Deuteronomy 3:25

Mozes’ gebed om genade

Mozes herinnert eraan hoe hij de HEERE smeekte of hij het land toch nog mocht binnentrekken. Hij spreekt hier niet over zijn falen en de straf van God, maar over zijn verlangen het land in te trekken. Nadat hij Jozua heeft bemoedigd met het oog op het veroveren van het land, zal er bij Mozes weer dat diepe verlangen opgesprongen zijn om ook mee het land binnen te gaan.

Hij heeft zijn vraag niet in opstandigheid uitgesproken. Hij heeft niet gevraagd het land binnen te mogen gaan om daar als leider op te treden, om zichzelf te laten gelden. Zijn vraag is niet voortgekomen uit jaloersheid op Jozua. Het is hem om het land zelf gegaan. Hij heeft met grote bewondering gesproken over het erfdeel dat de HEERE voor Zijn volk heeft klaarliggen en het “dat goede land” en “dat goede bergland” genoemd. Hij waardeert Gods land ten volle. Net als Mozes heeft de Heer Jezus uitgezien naar dat land. Het was voor Hem “de vreugde die voor Hem lag” (Hb 12:2). Geven wij Hem gelegenheid ons in dat land in te voeren als de ware Jozua?

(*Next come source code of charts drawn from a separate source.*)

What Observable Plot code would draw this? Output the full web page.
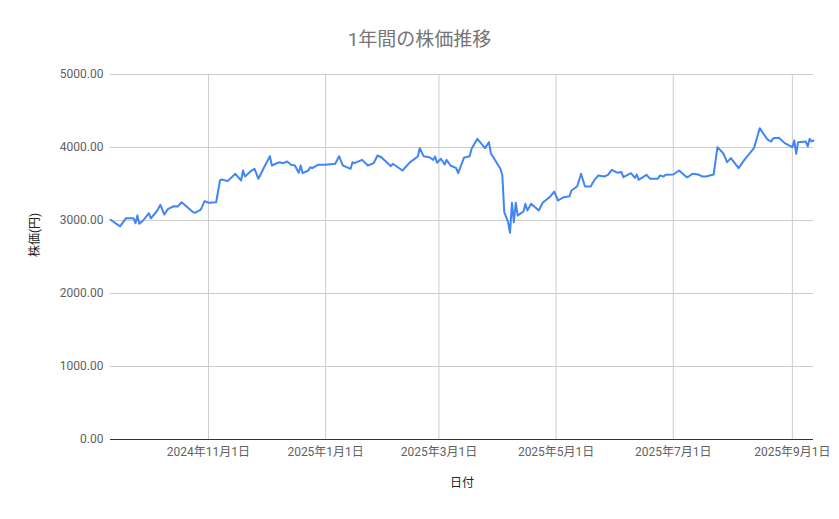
<!DOCTYPE html>
<html>
<head>
<meta charset="utf-8">
<script src="https://cdn.jsdelivr.net/npm/d3@7"></script>
<script src="https://cdn.jsdelivr.net/npm/@observablehq/plot@0.6"></script>
<style>
  body { margin: 0; background: #fff; font-family: Roboto, "Noto Sans CJK JP", sans-serif; }
  #title { height: 60px; width: 839px; text-align: center; font-size: 19px; color: #757575; line-height: 80px; }
  #chart svg { display: block; }
</style>
</head>
<body>
<div id="title">1年間の株価推移</div>
<div id="chart"></div>
<script>
const dates = [
"2024-09-11","2024-09-16","2024-09-19","2024-09-23","2024-09-24","2024-09-25","2024-09-26","2024-09-28",
"2024-10-01","2024-10-02","2024-10-05","2024-10-07","2024-10-09","2024-10-11","2024-10-14","2024-10-16","2024-10-18","2024-10-20","2024-10-24","2024-10-25","2024-10-28","2024-10-30",
"2024-11-01","2024-11-05","2024-11-07","2024-11-08","2024-11-11","2024-11-15","2024-11-18","2024-11-19","2024-11-20","2024-11-23","2024-11-25","2024-11-27","2024-11-30",
"2024-12-03","2024-12-04","2024-12-06","2024-12-08","2024-12-10","2024-12-12","2024-12-14","2024-12-16","2024-12-18","2024-12-19","2024-12-20","2024-12-23","2024-12-24","2024-12-25","2024-12-28",
"2025-01-01","2025-01-06","2025-01-08","2025-01-10","2025-01-14","2025-01-15","2025-01-16","2025-01-20","2025-01-23","2025-01-26","2025-01-28","2025-01-30",
"2025-02-04","2025-02-05","2025-02-10","2025-02-14","2025-02-18","2025-02-19","2025-02-21","2025-02-24","2025-02-26","2025-02-27","2025-02-28",
"2025-03-02","2025-03-04","2025-03-05","2025-03-07","2025-03-10","2025-03-11","2025-03-14","2025-03-17","2025-03-18","2025-03-21","2025-03-25","2025-03-27","2025-03-28",
"2025-04-02","2025-04-03","2025-04-04","2025-04-06","2025-04-07","2025-04-08","2025-04-09","2025-04-10","2025-04-11","2025-04-13","2025-04-14","2025-04-15","2025-04-16","2025-04-18","2025-04-22","2025-04-24","2025-04-28","2025-04-30",
"2025-05-02","2025-05-05","2025-05-08","2025-05-09","2025-05-11","2025-05-12","2025-05-14","2025-05-16","2025-05-19","2025-05-21","2025-05-23","2025-05-26","2025-05-28","2025-05-30",
"2025-06-02","2025-06-04","2025-06-05","2025-06-09","2025-06-11","2025-06-12","2025-06-13","2025-06-17","2025-06-19","2025-06-23","2025-06-24","2025-06-26","2025-06-27",
"2025-07-01","2025-07-04","2025-07-08","2025-07-09","2025-07-11","2025-07-14","2025-07-16","2025-07-18","2025-07-22","2025-07-24","2025-07-27","2025-07-29","2025-07-31",
"2025-08-04","2025-08-07","2025-08-12","2025-08-15","2025-08-19","2025-08-21","2025-08-22","2025-08-25","2025-08-28",
"2025-09-01","2025-09-02","2025-09-03","2025-09-04","2025-09-08","2025-09-09","2025-09-10","2025-09-11","2025-09-12"
];
const prices = [
3010,2920,3030,3030,2963,3070,2955,3000,
3100,3030,3123,3215,3082,3160,3195,3192,3250,3205,3114,3105,3150,3265,
3243,3250,3548,3562,3539,3640,3548,3685,3603,3676,3708,3571,3730,
3881,3753,3777,3799,3785,3808,3763,3753,3653,3753,3648,3685,3730,3717,3763,
3763,3777,3881,3753,3708,3799,3785,3831,3753,3785,3890,3867,
3744,3777,3685,3799,3877,3991,3881,3867,3831,3877,3790,
3845,3767,3831,3753,3717,3648,3859,3881,3982,4119,3991,4073,3922,
3708,3616,3114,2977,2831,3243,2977,3243,3068,3105,3123,3229,3137,3229,3137,3243,3329,3397,
3274,3320,3333,3411,3448,3470,3640,3466,3466,3557,3616,3603,3626,3694,
3653,3665,3593,3648,3584,3630,3557,3626,3571,3571,3616,3603,3626,
3630,3685,3593,3603,3640,3630,3603,3603,3630,4005,3922,3799,3854,
3717,3831,3991,4265,4110,4082,4128,4133,4060,
4005,4096,3913,4073,4082,4014,4119,4082,4096
];
const xTicks = ["2024-11-01","2025-01-01","2025-03-01","2025-05-01","2025-07-01","2025-09-01"];
const yTicks = [0, 1000, 2000, 3000, 4000, 5000];
const xTitle = "日付";
const yTitle = "株価(円)";

const data = dates.map((d, i) => ({date: new Date(d), price: prices[i]}));
const tickDates = xTicks.map(d => new Date(d));
const fmtDate = d => `${d.getUTCFullYear()}年${d.getUTCMonth() + 1}月${d.getUTCDate()}日`;

const chart = Plot.plot({
  width: 839,
  height: 459,
  marginLeft: 110,
  marginRight: 26,
  marginTop: 14,
  marginBottom: 80,
  style: {fontFamily: 'Roboto, "Noto Sans CJK JP", sans-serif', fontSize: "12px", background: "#fff"},
  x: {type: "utc", domain: d3.extent(data, d => d.date)},
  y: {domain: [0, 5000]},
  marks: [
    Plot.gridY(yTicks, {stroke: "#cccccc", strokeOpacity: 1}),
    Plot.gridX(tickDates, {stroke: "#cccccc", strokeOpacity: 1}),
    Plot.axisY(yTicks, {tickSize: 0, tickPadding: 7, tickFormat: d3.format(".2f"), label: null, fill: "#616161", fontSize: 12}),
    Plot.axisX(tickDates, {tickSize: 0, tickPadding: 8, tickFormat: fmtDate, label: null, fill: "#616161", fontSize: 12}),
    Plot.ruleY([0], {stroke: "#333333", strokeWidth: 1}),
    Plot.line(data, {x: "date", y: "price", stroke: "#4285F4", strokeWidth: 2}),
    Plot.text([xTitle], {frameAnchor: "bottom", dy: 47, fill: "#222222", fontSize: 12}),
    Plot.text([yTitle], {frameAnchor: "left", dx: -75, rotate: -90, fill: "#222222", fontSize: 12})
  ]
});
document.getElementById("chart").appendChild(chart);
</script>
</body>
</html>
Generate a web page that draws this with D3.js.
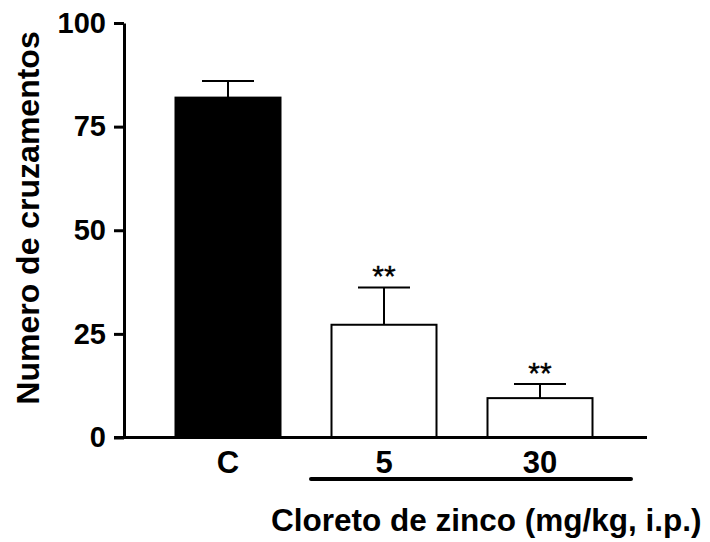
<!DOCTYPE html>
<html>
<head>
<meta charset="utf-8">
<script src="https://cdn.jsdelivr.net/npm/d3@7"></script>
<style>
  html, body { margin: 0; padding: 0; background: #fff; }
  svg { display: block; font-family: "Liberation Sans", Arial, Helvetica, sans-serif; }
</style>
</head>
<body>
<svg id="chart" width="710" height="542"></svg>
<script>
// Groups, means and SEM
const categories = ["C", "5", "30"];
const means = [82, 27.2, 9.5];
const errors = [4, 9, 3.4];
const significance = ["", "**", "**"];
const yTicks = [0, 25, 50, 75, 100];

const svg = d3.select("#chart");

const y = d3.scaleLinear().domain([0, 100]).range([437.5, 23]);
const x = d3.scalePoint().domain(categories).range([228, 540]);
const barWidth = 105;
const axisX = 124;

// Bars: control filled black, treated groups open
svg.selectAll("rect.bar")
  .data(categories)
  .enter().append("rect")
  .attr("class", "bar")
  .attr("x", (d) => x(d) - barWidth / 2)
  .attr("y", (d, i) => y(means[i]))
  .attr("width", barWidth)
  .attr("height", (d, i) => y(0) - y(means[i]))
  .attr("fill", (d, i) => i === 0 ? "#000" : "#fff")
  .attr("stroke", "#000")
  .attr("stroke-width", 2);

// Upper error bars
const eb = svg.selectAll("g.err")
  .data(categories)
  .enter().append("g")
  .attr("class", "err")
  .attr("stroke", "#000")
  .attr("stroke-width", 2);
eb.append("line")
  .attr("x1", (d) => x(d)).attr("x2", (d) => x(d))
  .attr("y1", (d, i) => y(means[i]))
  .attr("y2", (d, i) => y(means[i] + errors[i]));
eb.append("line")
  .attr("x1", (d) => x(d) - 26).attr("x2", (d) => x(d) + 26)
  .attr("y1", (d, i) => y(means[i] + errors[i]))
  .attr("y2", (d, i) => y(means[i] + errors[i]));

// Significance marks
svg.selectAll("text.sig")
  .data(categories)
  .enter().append("text")
  .attr("class", "sig")
  .attr("x", (d) => x(d))
  .attr("y", (d, i) => y(means[i] + errors[i]) - 1)
  .attr("text-anchor", "middle")
  .attr("font-size", 30)
  .attr("stroke", "#000")
  .attr("stroke-width", 0.4)
  .text((d, i) => significance[i]);

// Y axis
const yAxis = svg.append("g")
  .attr("transform", `translate(${axisX},0)`)
  .call(d3.axisLeft(y).tickValues(yTicks).tickSize(10).tickSizeOuter(0).tickPadding(8));
yAxis.select(".domain").attr("stroke-width", 3);
yAxis.selectAll(".tick line").attr("stroke-width", 3);
yAxis.selectAll(".tick text")
  .attr("font-size", 29)
  .attr("font-weight", "bold")
  .attr("font-family", "Liberation Sans, Arial, sans-serif")
  .attr("fill", "#000");

// X axis baseline
svg.append("line")
  .attr("x1", axisX - 10).attr("x2", 647)
  .attr("y1", y(0)).attr("y2", y(0))
  .attr("stroke", "#000").attr("stroke-width", 3);

// Category labels
svg.selectAll("text.cat")
  .data(categories)
  .enter().append("text")
  .attr("class", "cat")
  .attr("x", (d) => x(d))
  .attr("y", 473)
  .attr("text-anchor", "middle")
  .attr("font-size", 31)
  .attr("font-weight", "bold")
  .text((d) => d);

// Bracket line grouping the treated doses
svg.append("line")
  .attr("x1", 311).attr("x2", 631)
  .attr("y1", 479).attr("y2", 479)
  .attr("stroke", "#000").attr("stroke-width", 4)
  .attr("stroke-linecap", "round");

// Axis titles
svg.append("text")
  .attr("x", 271).attr("y", 531)
  .attr("text-anchor", "start")
  .attr("font-size", 31.5)
  .attr("font-weight", "bold")
  .text("Cloreto de zinco (mg/kg, i.p.)");

svg.append("text")
  .attr("transform", "translate(39,218) rotate(-90)")
  .attr("text-anchor", "middle")
  .attr("font-size", 32)
  .attr("font-weight", "bold")
  .text("Numero de cruzamentos");
</script>
</body>
</html>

Mozes heeft een beroep op God gedaan om af te maken waarmee Hij was begonnen. Mozes heeft al zoveel van Hem mogen zien, vooral in de verovering van de koninkrijken van Sihon en Og; nu zou hij graag ook de afronding willen zien. God heeft gezegd dat hij niet mocht overtrekken. Toch heeft hij gevraagd of hij mocht overtrekken. Was de HEERE niet eerder op iets teruggekomen door een gebed van Mozes? Denken we maar aan het voornemen van God om het volk uit te roeien na de zonde met het gouden kalf en na de weigering het land binnen te trekken. Op grond van Mozes’ voorbede heeft Hij toen vergeving geschonken (Nm 14:20).